Quote precisely the run of lines opening with the line containing "Generate a LaTeX" and closing with the line containing "(12,289) rectangle (602,474);", and nothing else.

• • •

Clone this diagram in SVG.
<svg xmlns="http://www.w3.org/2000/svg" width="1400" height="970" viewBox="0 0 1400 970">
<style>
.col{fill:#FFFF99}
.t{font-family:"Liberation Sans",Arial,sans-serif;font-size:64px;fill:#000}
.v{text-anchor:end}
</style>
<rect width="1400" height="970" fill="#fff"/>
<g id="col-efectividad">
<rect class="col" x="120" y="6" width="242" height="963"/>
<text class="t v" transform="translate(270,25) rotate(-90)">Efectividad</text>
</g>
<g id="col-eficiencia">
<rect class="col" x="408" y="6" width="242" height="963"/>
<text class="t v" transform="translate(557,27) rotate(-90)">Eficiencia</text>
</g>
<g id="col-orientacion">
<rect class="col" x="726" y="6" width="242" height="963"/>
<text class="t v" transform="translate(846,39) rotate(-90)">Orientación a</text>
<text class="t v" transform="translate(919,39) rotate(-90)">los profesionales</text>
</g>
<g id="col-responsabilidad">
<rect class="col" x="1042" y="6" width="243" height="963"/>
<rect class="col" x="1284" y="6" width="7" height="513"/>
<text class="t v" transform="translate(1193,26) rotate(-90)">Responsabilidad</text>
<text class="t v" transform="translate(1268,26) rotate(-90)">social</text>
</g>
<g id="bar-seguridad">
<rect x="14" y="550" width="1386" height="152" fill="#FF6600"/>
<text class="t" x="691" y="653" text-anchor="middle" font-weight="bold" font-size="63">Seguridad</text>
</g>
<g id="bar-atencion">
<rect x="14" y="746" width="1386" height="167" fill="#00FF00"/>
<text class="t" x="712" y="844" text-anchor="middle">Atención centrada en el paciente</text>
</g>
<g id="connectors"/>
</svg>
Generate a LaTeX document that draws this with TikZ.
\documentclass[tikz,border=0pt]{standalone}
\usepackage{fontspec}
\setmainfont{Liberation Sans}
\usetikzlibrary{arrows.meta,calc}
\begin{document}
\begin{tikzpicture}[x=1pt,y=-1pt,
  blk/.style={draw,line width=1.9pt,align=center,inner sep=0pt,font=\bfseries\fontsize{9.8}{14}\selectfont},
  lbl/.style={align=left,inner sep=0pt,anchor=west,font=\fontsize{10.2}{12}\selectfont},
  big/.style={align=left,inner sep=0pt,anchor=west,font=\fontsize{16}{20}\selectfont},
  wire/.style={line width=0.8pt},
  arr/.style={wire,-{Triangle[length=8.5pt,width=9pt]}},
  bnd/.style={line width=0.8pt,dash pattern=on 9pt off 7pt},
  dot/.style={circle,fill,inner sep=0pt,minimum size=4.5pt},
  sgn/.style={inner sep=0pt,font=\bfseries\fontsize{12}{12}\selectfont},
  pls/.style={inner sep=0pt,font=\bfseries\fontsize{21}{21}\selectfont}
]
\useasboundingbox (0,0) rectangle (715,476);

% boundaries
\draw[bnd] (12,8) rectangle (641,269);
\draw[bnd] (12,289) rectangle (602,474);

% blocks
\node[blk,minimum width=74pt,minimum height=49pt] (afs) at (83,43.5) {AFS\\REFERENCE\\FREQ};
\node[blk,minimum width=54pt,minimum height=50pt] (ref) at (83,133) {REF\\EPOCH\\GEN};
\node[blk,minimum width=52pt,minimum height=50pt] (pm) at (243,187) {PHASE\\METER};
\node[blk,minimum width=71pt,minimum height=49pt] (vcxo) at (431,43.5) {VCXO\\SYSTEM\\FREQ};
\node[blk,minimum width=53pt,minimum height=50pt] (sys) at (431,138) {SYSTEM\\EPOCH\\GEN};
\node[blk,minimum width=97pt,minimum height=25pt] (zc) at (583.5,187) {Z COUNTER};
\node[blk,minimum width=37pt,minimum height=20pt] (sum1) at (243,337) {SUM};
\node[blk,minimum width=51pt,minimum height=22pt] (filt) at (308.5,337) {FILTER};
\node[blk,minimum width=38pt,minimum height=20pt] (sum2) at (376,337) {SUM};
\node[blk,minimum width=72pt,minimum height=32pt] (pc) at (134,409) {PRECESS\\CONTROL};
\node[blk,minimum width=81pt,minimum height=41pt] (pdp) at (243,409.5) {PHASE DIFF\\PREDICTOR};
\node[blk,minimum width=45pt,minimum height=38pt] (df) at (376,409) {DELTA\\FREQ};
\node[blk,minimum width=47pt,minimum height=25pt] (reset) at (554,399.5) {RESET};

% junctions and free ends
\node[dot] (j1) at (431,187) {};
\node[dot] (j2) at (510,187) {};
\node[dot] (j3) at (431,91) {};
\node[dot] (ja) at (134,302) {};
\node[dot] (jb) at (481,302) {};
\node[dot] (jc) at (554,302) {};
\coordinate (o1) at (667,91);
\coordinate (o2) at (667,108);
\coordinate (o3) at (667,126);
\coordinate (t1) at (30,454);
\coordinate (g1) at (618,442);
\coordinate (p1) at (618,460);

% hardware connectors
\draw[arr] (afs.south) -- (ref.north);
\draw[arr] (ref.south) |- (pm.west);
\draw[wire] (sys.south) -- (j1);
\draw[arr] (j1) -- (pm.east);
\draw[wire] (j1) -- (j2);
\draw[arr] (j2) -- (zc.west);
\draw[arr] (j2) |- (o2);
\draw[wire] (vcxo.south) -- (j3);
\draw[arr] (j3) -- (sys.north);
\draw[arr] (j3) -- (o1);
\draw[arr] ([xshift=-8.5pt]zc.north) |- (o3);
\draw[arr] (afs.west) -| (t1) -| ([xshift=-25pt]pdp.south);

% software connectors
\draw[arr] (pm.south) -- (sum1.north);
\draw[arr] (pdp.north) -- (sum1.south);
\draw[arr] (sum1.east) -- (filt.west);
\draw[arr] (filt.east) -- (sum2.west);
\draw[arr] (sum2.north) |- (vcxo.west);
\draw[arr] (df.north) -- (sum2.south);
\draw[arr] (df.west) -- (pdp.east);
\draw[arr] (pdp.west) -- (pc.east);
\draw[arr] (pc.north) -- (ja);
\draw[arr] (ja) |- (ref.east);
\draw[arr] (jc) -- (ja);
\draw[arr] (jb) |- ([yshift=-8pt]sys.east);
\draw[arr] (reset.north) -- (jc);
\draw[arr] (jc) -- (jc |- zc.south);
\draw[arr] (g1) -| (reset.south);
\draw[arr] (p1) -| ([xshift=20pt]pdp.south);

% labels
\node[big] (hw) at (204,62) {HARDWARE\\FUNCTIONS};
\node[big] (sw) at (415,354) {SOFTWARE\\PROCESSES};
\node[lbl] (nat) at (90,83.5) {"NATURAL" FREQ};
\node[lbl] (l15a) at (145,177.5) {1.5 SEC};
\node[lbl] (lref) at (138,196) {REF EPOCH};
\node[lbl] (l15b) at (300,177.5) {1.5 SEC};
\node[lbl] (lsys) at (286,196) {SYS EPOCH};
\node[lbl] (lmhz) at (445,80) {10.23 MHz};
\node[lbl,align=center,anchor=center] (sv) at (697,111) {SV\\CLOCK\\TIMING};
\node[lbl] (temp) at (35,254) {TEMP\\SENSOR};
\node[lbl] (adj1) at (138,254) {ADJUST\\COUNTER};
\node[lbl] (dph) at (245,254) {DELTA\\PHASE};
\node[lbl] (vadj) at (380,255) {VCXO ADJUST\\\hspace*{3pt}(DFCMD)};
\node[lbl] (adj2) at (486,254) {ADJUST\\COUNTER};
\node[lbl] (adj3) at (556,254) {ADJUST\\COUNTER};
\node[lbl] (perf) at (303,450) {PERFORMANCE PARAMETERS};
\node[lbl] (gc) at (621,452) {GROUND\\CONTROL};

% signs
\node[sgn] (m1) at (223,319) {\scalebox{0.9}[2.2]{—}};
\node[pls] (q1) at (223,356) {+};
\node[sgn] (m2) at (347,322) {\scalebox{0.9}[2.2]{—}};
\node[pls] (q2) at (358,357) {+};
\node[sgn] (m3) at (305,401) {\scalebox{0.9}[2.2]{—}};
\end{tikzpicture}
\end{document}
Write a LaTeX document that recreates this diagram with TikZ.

• • •

Final result:
Generate a LaTeX document that draws this with TikZ.
\documentclass[tikz,border=0pt]{standalone}
\usepackage{fontspec}
\setmainfont{Liberation Sans}
\usetikzlibrary{arrows.meta,calc}
\begin{document}
\begin{tikzpicture}[x=1pt,y=-1pt,
  blk/.style={draw,line width=1.9pt,align=center,inner sep=0pt,font=\bfseries\fontsize{9.8}{14}\selectfont},
  lbl/.style={align=left,inner sep=0pt,anchor=west,font=\fontsize{10.2}{12}\selectfont},
  big/.style={align=left,inner sep=0pt,anchor=west,font=\fontsize{16}{20}\selectfont},
  wire/.style={line width=0.8pt},
  arr/.style={wire,-{Triangle[length=8.5pt,width=9pt]}},
  bnd/.style={line width=0.8pt,dash pattern=on 9pt off 7pt},
  dot/.style={circle,fill,inner sep=0pt,minimum size=4.5pt},
  sgn/.style={inner sep=0pt,font=\bfseries\fontsize{12}{12}\selectfont},
  pls/.style={inner sep=0pt,font=\bfseries\fontsize{21}{21}\selectfont}
]
\useasboundingbox (0,0) rectangle (715,476);

% boundaries
\draw[bnd] (12,8) rectangle (641,269);
\draw[bnd] (12,289) rectangle (602,474);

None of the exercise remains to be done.